■ **Raw records**:
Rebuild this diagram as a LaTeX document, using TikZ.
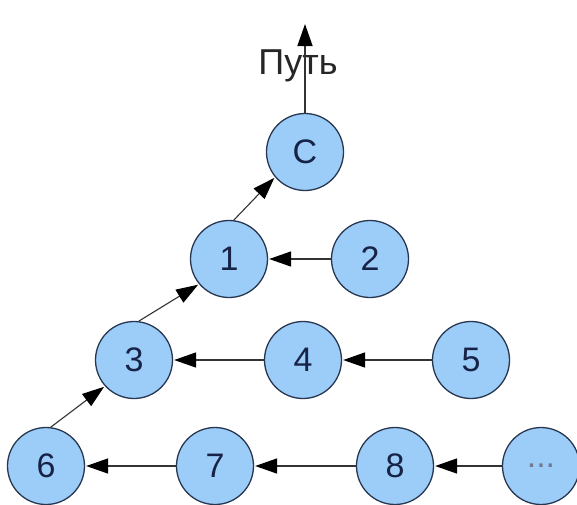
\documentclass[tikz,border=0pt]{standalone}
\usepackage{fontspec}
\setmainfont{Liberation Sans}
\usetikzlibrary{arrows.meta}
\definecolor{nodefill}{RGB}{156,204,248}
\definecolor{nodeline}{RGB}{40,55,80}
\definecolor{nodetext}{RGB}{22,34,70}
\tikzset{
  vert/.style={circle, draw=nodeline, line width=1.3pt, fill=nodefill, minimum size=77pt, inner sep=0pt, text=nodetext, font=\fontsize{34}{34}\selectfont},
  link/.style={draw=black!80, line width=1.5pt, -{Triangle[length=22pt,width=15pt,color=black]}, shorten >=1pt},
  diag/.style={link, line width=1.1pt}
}
\begin{document}
\begin{tikzpicture}[x=1pt,y=-1pt]
\useasboundingbox (0,0) rectangle (577,504);
\fill[white] (0,0) rectangle (577,504);
\node[vert] (C) at (305,152) {C};
\node[vert] (n1) at (229,259) {1};
\node[vert] (n2) at (370,259) {2};
\node[vert] (n3) at (134,360) {3};
\node[vert] (n4) at (303,360) {4};
\node[vert] (n5) at (471,360) {5};
\node[vert] (n6) at (46,466) {6};
\node[vert] (n7) at (215,466) {7};
\node[vert] (n8) at (395,466) {8};
\node[vert, text=nodetext!60] (n9) at (541,466) {...};
\node[font=\fontsize{36}{36}\selectfont, text=black!85] (path) at (298,66) {Путь};
\coordinate (top) at (305,23);
\draw[link] (C) -- (top);
\draw[diag] (n1.83) -- (C.220);
\draw[link] (n2) -- (n1);
\draw[diag] (n3.83) -- (n1.220);
\draw[link] (n4) -- (n3);
\draw[link] (n5) -- (n4);
\draw[diag] (n6.83) -- (n3.222);
\draw[link] (n7) -- (n6);
\draw[link] (n8) -- (n7);
\draw[link] (n9) -- (n8);
\end{tikzpicture}
\end{document}
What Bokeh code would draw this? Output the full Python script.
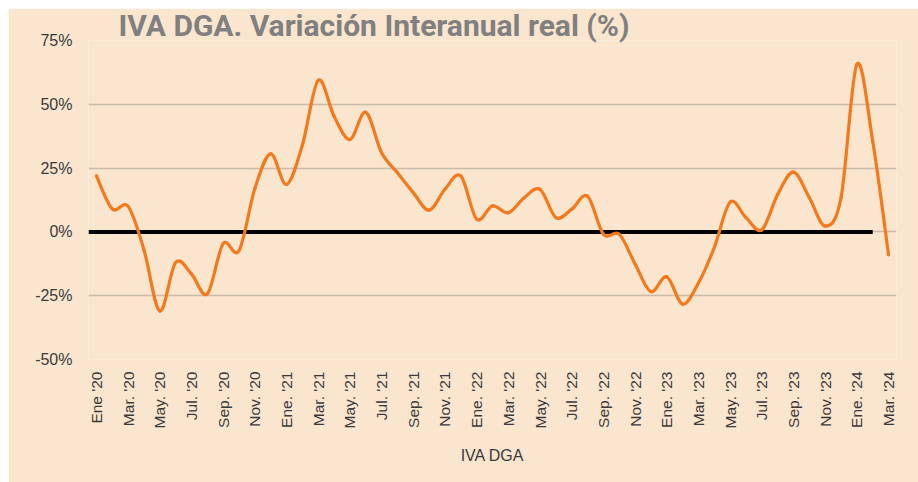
from bokeh.plotting import figure
from bokeh.models import FixedTicker, Range1d
from bokeh.embed import file_html
from bokeh.resources import INLINE

# ---- data ----
month_names = ["Ene", "Feb", "Mar", "Abr", "May", "Jun", "Jul", "Ago", "Sep", "Oct", "Nov", "Dic"]
years = ["20", "21", "22", "23", "24"]
months = []
for yy in years:
    for m in month_names:
        months.append(f"{m}. '{yy}")
months = months[:51]          # Ene '20 ... Mar '24
months[0] = "Ene '20"

iva_dga = [22, 9, 10, -7, -31, -12, -16.5, -24.3, -4.6, -7.4,
           17, 30.6, 18.6, 34, 59.4, 45.3, 36.2, 46.9, 31, 23.2,
           15.4, 8.5, 16.7, 21.9, 5, 10.2, 7.5, 13.4, 16.7, 5.6,
           8.9, 14, -0.9, -0.9, -12.6, -23.4, -17.6, -28.3, -20, -6.1,
           11.7, 5.6, 0.8, 14.7, 23.4, 13.4, 2.3, 13.4, 65.7, 35.5, -9]

y_ticks = [-50, -25, 0, 25, 50, 75]
y_tick_labels = ["-50%", "-25%", "0%", "25%", "50%", "75%"]

title_text = "IVA DGA. Variación Interanual real (%)"
axis_title = "IVA DGA"

# ---- styling ----
BG = "#FAE5CE"
GRID = "#C9BBA9"
ORANGE = "#F5781A"
TXT = "#3A3A3A"

n = len(iva_dga)
xs = list(range(n))

p = figure(width=910, height=474, output_backend="svg", toolbar_location=None,
           x_range=Range1d(-0.5, n - 0.5), y_range=Range1d(-50, 75),
           min_border_left=80, min_border_right=22, min_border_top=32, min_border_bottom=123)
p.margin = (8, 0, 0, 8)
p.background_fill_color = BG
p.border_fill_color = BG
p.outline_line_color = None

# title
p.title.text = title_text
p.title.align = "left"
p.title.offset = 30
p.title.standoff = -5
p.title.text_font = "Roboto"
p.title.text_font_style = "bold"
p.title.text_font_size = "30px"
p.title.text_color = "#808080"

# grid
p.xgrid.grid_line_color = None
p.ygrid.grid_line_color = GRID
p.ygrid.grid_line_width = 1.5

# y axis
p.yaxis.ticker = FixedTicker(ticks=y_ticks)
p.yaxis.major_label_overrides = {t: l for t, l in zip(y_ticks, y_tick_labels)}
p.yaxis.axis_line_color = None
p.yaxis.major_tick_line_color = None
p.yaxis.minor_tick_line_color = None
p.yaxis.major_label_standoff = 10
p.yaxis.major_label_text_font = "Liberation Sans"
p.yaxis.major_label_text_font_size = "16px"
p.yaxis.major_label_text_color = TXT

# x axis
ticks_x = xs[::2]
p.xaxis.ticker = FixedTicker(ticks=ticks_x)
p.xaxis.major_label_overrides = {i: months[i] for i in ticks_x}
p.xaxis.major_label_orientation = 3.14159265 / 2
p.xaxis.axis_line_color = None
p.xaxis.major_tick_line_color = None
p.xaxis.minor_tick_line_color = None
p.xaxis.major_label_standoff = 6
p.xaxis.major_label_text_font = "Liberation Sans"
p.xaxis.major_label_text_font_size = "15.5px"
p.xaxis.major_label_text_color = TXT
p.xaxis.axis_label = axis_title
p.xaxis.axis_label_text_font = "Liberation Sans"
p.xaxis.axis_label_text_font_size = "16px"
p.xaxis.axis_label_text_font_style = "normal"
p.xaxis.axis_label_text_color = TXT
p.xaxis.axis_label_standoff = 16

# zero reference line (ends at Feb '24)
p.segment(x0=[-0.5], y0=[0], x1=[xs[-2]], y1=[0], line_color="black", line_width=4)

# smoothed line (cubic segments, as in the spreadsheet's smoothed line)
x0s, y0s, x1s, y1s, cx0s, cy0s, cx1s, cy1s = [], [], [], [], [], [], [], []
for i in range(n - 1):
    pm = i - 1 if i > 0 else i
    pp = i + 2 if i + 2 < n else i + 1
    x0s.append(xs[i]); y0s.append(iva_dga[i])
    x1s.append(xs[i + 1]); y1s.append(iva_dga[i + 1])
    cx0s.append(xs[i] + (xs[i + 1] - xs[pm]) / 6)
    cy0s.append(iva_dga[i] + (iva_dga[i + 1] - iva_dga[pm]) / 6)
    cx1s.append(xs[i + 1] - (xs[pp] - xs[i]) / 6)
    cy1s.append(iva_dga[i + 1] - (iva_dga[pp] - iva_dga[i]) / 6)
p.bezier(x0=x0s, y0=y0s, x1=x1s, y1=y1s, cx0=cx0s, cy0=cy0s, cx1=cx1s, cy1=cy1s,
         line_color=ORANGE, line_width=3.2, line_cap="round")

open("out.html", "w").write(file_html(p, INLINE))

■ **INSTRUCTION**:
Go through the listing above and work out how many lines contain the string "this". Reply with the number alone.

■ **COMPLETED TASK**:
2